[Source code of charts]

▽

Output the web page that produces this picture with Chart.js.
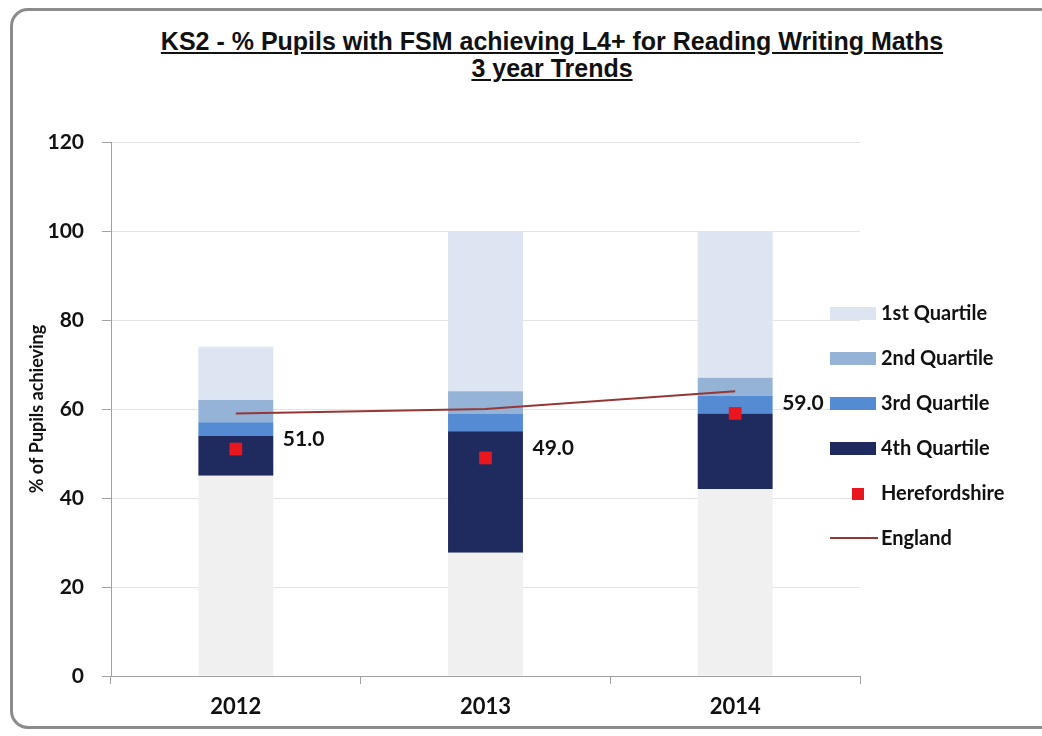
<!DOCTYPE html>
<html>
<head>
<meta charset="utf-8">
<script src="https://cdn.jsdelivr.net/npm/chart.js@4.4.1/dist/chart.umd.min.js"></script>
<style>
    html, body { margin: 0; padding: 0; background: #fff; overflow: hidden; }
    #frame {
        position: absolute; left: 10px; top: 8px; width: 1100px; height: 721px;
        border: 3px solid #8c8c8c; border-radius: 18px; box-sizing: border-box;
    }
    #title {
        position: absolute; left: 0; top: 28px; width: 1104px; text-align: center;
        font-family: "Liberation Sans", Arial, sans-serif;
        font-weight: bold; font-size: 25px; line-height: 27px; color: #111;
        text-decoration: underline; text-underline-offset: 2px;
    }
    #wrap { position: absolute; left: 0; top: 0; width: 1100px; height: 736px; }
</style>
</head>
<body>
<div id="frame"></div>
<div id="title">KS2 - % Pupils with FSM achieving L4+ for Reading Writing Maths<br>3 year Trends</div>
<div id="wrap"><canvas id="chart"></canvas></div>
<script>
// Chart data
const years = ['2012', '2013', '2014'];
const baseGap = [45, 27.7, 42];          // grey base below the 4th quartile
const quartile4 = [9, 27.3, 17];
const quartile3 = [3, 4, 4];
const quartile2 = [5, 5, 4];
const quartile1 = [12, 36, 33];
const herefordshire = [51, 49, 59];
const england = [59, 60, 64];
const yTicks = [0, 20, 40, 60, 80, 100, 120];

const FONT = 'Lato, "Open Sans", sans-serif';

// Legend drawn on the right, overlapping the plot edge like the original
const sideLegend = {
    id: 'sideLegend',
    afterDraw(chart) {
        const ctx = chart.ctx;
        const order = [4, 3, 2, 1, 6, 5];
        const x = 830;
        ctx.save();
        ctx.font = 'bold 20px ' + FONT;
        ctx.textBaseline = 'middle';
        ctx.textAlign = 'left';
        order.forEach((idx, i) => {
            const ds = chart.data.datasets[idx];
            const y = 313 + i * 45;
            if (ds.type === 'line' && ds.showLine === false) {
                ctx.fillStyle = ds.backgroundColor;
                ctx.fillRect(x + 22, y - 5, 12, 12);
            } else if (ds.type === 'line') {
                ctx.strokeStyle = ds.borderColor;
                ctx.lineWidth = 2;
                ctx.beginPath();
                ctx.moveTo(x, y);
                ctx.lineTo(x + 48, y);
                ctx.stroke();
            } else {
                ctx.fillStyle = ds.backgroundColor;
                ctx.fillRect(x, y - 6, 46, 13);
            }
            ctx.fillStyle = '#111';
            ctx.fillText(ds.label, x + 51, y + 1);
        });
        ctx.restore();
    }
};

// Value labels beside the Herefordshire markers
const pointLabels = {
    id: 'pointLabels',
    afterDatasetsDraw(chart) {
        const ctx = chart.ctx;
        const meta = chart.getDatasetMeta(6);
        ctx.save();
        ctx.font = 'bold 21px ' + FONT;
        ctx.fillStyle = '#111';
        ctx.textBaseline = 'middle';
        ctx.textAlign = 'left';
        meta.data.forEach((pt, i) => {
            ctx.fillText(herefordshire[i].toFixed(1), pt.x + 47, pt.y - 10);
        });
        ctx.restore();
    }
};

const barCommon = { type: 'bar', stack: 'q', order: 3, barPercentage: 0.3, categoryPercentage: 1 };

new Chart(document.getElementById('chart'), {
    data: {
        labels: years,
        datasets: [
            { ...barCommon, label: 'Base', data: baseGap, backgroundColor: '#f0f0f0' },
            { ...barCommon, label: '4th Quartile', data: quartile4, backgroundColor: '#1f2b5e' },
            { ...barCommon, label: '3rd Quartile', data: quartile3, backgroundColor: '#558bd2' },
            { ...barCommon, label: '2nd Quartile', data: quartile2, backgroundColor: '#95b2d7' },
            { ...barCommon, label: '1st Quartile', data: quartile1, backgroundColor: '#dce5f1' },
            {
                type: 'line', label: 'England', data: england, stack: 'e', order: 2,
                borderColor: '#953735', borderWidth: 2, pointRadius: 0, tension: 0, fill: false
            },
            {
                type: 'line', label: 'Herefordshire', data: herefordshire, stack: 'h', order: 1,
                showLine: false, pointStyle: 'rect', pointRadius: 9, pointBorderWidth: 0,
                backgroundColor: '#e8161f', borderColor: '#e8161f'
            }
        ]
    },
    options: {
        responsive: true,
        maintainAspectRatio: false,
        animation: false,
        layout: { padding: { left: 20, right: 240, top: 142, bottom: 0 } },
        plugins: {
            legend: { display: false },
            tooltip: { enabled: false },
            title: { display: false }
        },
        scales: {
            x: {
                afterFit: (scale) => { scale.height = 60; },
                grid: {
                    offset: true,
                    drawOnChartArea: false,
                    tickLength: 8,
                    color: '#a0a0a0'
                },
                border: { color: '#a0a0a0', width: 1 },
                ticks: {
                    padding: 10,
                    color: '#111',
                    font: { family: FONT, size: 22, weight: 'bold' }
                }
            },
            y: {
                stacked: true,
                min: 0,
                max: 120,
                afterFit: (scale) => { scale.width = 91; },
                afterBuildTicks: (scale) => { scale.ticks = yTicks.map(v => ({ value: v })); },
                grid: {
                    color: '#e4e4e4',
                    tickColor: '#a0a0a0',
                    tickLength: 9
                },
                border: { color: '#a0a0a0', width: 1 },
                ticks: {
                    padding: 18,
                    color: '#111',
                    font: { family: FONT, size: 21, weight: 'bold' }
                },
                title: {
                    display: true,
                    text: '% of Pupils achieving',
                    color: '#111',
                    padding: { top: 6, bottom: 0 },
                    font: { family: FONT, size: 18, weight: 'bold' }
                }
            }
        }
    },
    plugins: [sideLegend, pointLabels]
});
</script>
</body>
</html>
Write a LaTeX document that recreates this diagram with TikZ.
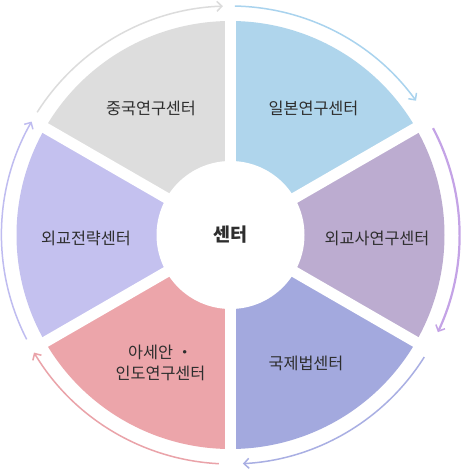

△

> **Task directions**
Quote each record exactly as it stands, minus the pictures.

> **The response**
Output the web page that produces this picture with Chart.js.
<!DOCTYPE html>
<html>
<head>
<meta charset="utf-8">
<script src="https://cdn.jsdelivr.net/npm/chart.js@4.4.1/dist/chart.umd.min.js"></script>
<style>
    html, body { margin: 0; padding: 0; background: #fff; overflow: hidden; }
    #frame {
        position: absolute; left: 10px; top: 8px; width: 1100px; height: 721px;
        border: 3px solid #8c8c8c; border-radius: 18px; box-sizing: border-box;
    }
    #title {
        position: absolute; left: 0; top: 28px; width: 1104px; text-align: center;
        font-family: "Liberation Sans", Arial, sans-serif;
        font-weight: bold; font-size: 25px; line-height: 27px; color: #111;
        text-decoration: underline; text-underline-offset: 2px;
    }
    #wrap { position: absolute; left: 0; top: 0; width: 1100px; height: 736px; }
</style>
</head>
<body>
<div id="frame"></div>
<div id="title">KS2 - % Pupils with FSM achieving L4+ for Reading Writing Maths<br>3 year Trends</div>
<div id="wrap"><canvas id="chart"></canvas></div>
<script>
// Chart data
const years = ['2012', '2013', '2014'];
const baseGap = [45, 27.7, 42];          // grey base below the 4th quartile
const quartile4 = [9, 27.3, 17];
const quartile3 = [3, 4, 4];
const quartile2 = [5, 5, 4];
const quartile1 = [12, 36, 33];
const herefordshire = [51, 49, 59];
const england = [59, 60, 64];
const yTicks = [0, 20, 40, 60, 80, 100, 120];

const FONT = 'Lato, "Open Sans", sans-serif';

// Legend drawn on the right, overlapping the plot edge like the original
const sideLegend = {
    id: 'sideLegend',
    afterDraw(chart) {
        const ctx = chart.ctx;
        const order = [4, 3, 2, 1, 6, 5];
        const x = 830;
        ctx.save();
        ctx.font = 'bold 20px ' + FONT;
        ctx.textBaseline = 'middle';
        ctx.textAlign = 'left';
        order.forEach((idx, i) => {
            const ds = chart.data.datasets[idx];
            const y = 313 + i * 45;
            if (ds.type === 'line' && ds.showLine === false) {
                ctx.fillStyle = ds.backgroundColor;
                ctx.fillRect(x + 22, y - 5, 12, 12);
            } else if (ds.type === 'line') {
                ctx.strokeStyle = ds.borderColor;
                ctx.lineWidth = 2;
                ctx.beginPath();
                ctx.moveTo(x, y);
                ctx.lineTo(x + 48, y);
                ctx.stroke();
            } else {
                ctx.fillStyle = ds.backgroundColor;
                ctx.fillRect(x, y - 6, 46, 13);
            }
            ctx.fillStyle = '#111';
            ctx.fillText(ds.label, x + 51, y + 1);
        });
        ctx.restore();
    }
};

// Value labels beside the Herefordshire markers
const pointLabels = {
    id: 'pointLabels',
    afterDatasetsDraw(chart) {
        const ctx = chart.ctx;
        const meta = chart.getDatasetMeta(6);
        ctx.save();
        ctx.font = 'bold 21px ' + FONT;
        ctx.fillStyle = '#111';
        ctx.textBaseline = 'middle';
        ctx.textAlign = 'left';
        meta.data.forEach((pt, i) => {
            ctx.fillText(herefordshire[i].toFixed(1), pt.x + 47, pt.y - 10);
        });
        ctx.restore();
    }
};

const barCommon = { type: 'bar', stack: 'q', order: 3, barPercentage: 0.3, categoryPercentage: 1 };

new Chart(document.getElementById('chart'), {
    data: {
        labels: years,
        datasets: [
            { ...barCommon, label: 'Base', data: baseGap, backgroundColor: '#f0f0f0' },
            { ...barCommon, label: '4th Quartile', data: quartile4, backgroundColor: '#1f2b5e' },
            { ...barCommon, label: '3rd Quartile', data: quartile3, backgroundColor: '#558bd2' },
            { ...barCommon, label: '2nd Quartile', data: quartile2, backgroundColor: '#95b2d7' },
            { ...barCommon, label: '1st Quartile', data: quartile1, backgroundColor: '#dce5f1' },
            {
                type: 'line', label: 'England', data: england, stack: 'e', order: 2,
                borderColor: '#953735', borderWidth: 2, pointRadius: 0, tension: 0, fill: false
            },
            {
                type: 'line', label: 'Herefordshire', data: herefordshire, stack: 'h', order: 1,
                showLine: false, pointStyle: 'rect', pointRadius: 9, pointBorderWidth: 0,
                backgroundColor: '#e8161f', borderColor: '#e8161f'
            }
        ]
    },
    options: {
        responsive: true,
        maintainAspectRatio: false,
        animation: false,
        layout: { padding: { left: 20, right: 240, top: 142, bottom: 0 } },
        plugins: {
            legend: { display: false },
            tooltip: { enabled: false },
            title: { display: false }
        },
        scales: {
            x: {
                afterFit: (scale) => { scale.height = 60; },
                grid: {
                    offset: true,
                    drawOnChartArea: false,
                    tickLength: 8,
                    color: '#a0a0a0'
                },
                border: { color: '#a0a0a0', width: 1 },
                ticks: {
                    padding: 10,
                    color: '#111',
                    font: { family: FONT, size: 22, weight: 'bold' }
                }
            },
            y: {
                stacked: true,
                min: 0,
                max: 120,
                afterFit: (scale) => { scale.width = 91; },
                afterBuildTicks: (scale) => { scale.ticks = yTicks.map(v => ({ value: v })); },
                grid: {
                    color: '#e4e4e4',
                    tickColor: '#a0a0a0',
                    tickLength: 9
                },
                border: { color: '#a0a0a0', width: 1 },
                ticks: {
                    padding: 18,
                    color: '#111',
                    font: { family: FONT, size: 21, weight: 'bold' }
                },
                title: {
                    display: true,
                    text: '% of Pupils achieving',
                    color: '#111',
                    padding: { top: 6, bottom: 0 },
                    font: { family: FONT, size: 18, weight: 'bold' }
                }
            }
        }
    },
    plugins: [sideLegend, pointLabels]
});
</script>
</body>
</html>
Write a LaTeX document that recreates this diagram with TikZ.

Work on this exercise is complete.